_Written request_: Print the material below exactly as it stands, please, from its first line to the line holding "(0,0) rectangle (757,612);", with no pictures.

Begin

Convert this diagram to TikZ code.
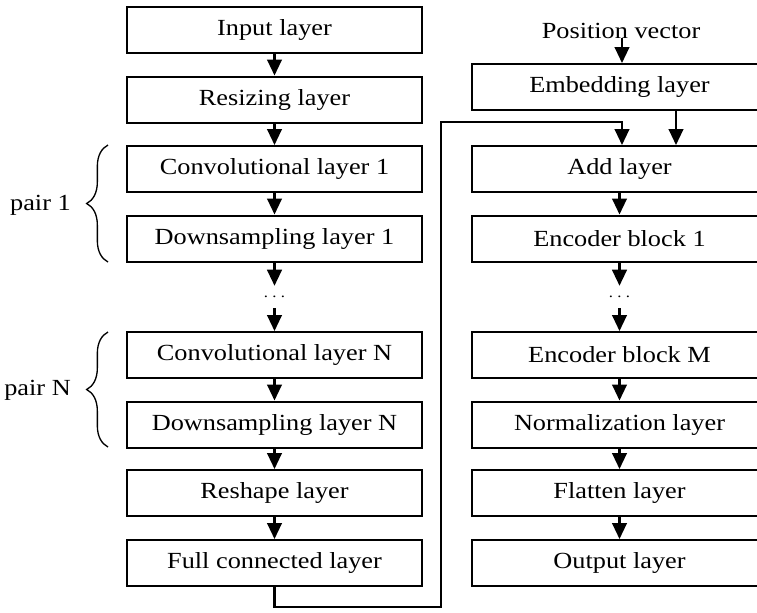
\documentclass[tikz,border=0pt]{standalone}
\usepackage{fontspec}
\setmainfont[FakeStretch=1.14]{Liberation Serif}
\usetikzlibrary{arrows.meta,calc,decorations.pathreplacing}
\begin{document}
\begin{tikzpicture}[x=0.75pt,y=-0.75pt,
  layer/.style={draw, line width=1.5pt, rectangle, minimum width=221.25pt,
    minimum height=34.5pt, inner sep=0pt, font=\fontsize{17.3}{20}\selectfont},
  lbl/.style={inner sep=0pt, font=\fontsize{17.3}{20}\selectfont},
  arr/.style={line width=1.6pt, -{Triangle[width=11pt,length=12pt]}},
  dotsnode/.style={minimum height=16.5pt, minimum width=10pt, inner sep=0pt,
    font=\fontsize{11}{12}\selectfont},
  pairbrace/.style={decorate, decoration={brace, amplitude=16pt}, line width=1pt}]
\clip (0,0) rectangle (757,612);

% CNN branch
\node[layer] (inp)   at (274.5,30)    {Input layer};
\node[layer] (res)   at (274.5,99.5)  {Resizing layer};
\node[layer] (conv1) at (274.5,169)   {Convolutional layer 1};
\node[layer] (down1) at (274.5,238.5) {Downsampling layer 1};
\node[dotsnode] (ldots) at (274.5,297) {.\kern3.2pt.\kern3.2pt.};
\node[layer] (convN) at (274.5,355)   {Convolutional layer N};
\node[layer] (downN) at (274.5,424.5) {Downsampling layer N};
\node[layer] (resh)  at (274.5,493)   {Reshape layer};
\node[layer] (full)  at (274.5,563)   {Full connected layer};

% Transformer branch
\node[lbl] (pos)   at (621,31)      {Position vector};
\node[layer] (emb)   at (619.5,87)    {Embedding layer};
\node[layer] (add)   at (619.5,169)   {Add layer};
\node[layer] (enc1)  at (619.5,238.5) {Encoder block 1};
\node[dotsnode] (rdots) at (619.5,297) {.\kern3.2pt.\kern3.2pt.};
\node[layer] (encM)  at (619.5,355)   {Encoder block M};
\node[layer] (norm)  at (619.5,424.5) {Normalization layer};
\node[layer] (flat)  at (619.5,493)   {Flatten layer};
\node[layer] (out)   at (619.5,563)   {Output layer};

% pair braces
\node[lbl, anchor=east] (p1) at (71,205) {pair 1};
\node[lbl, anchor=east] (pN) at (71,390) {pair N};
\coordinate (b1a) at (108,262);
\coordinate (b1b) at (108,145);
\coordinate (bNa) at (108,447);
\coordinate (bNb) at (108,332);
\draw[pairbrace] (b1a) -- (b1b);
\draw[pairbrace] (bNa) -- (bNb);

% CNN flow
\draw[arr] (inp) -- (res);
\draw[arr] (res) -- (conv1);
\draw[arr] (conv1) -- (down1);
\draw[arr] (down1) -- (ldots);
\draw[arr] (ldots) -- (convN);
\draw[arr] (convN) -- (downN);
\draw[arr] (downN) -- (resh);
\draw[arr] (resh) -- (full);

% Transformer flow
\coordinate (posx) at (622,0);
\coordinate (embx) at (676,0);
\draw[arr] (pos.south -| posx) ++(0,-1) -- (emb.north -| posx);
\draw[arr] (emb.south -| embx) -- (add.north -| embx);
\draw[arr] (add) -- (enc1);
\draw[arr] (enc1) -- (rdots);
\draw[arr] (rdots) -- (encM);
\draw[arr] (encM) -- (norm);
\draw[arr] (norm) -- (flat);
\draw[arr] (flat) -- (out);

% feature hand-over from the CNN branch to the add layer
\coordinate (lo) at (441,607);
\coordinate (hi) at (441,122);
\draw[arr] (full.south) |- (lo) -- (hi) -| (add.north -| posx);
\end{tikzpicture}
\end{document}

End

_Output for this exercise_:
Convert this diagram to TikZ code.
\documentclass[tikz,border=0pt]{standalone}
\usepackage{fontspec}
\setmainfont[FakeStretch=1.14]{Liberation Serif}
\usetikzlibrary{arrows.meta,calc,decorations.pathreplacing}
\begin{document}
\begin{tikzpicture}[x=0.75pt,y=-0.75pt,
  layer/.style={draw, line width=1.5pt, rectangle, minimum width=221.25pt,
    minimum height=34.5pt, inner sep=0pt, font=\fontsize{17.3}{20}\selectfont},
  lbl/.style={inner sep=0pt, font=\fontsize{17.3}{20}\selectfont},
  arr/.style={line width=1.6pt, -{Triangle[width=11pt,length=12pt]}},
  dotsnode/.style={minimum height=16.5pt, minimum width=10pt, inner sep=0pt,
    font=\fontsize{11}{12}\selectfont},
  pairbrace/.style={decorate, decoration={brace, amplitude=16pt}, line width=1pt}]
\clip (0,0) rectangle (757,612);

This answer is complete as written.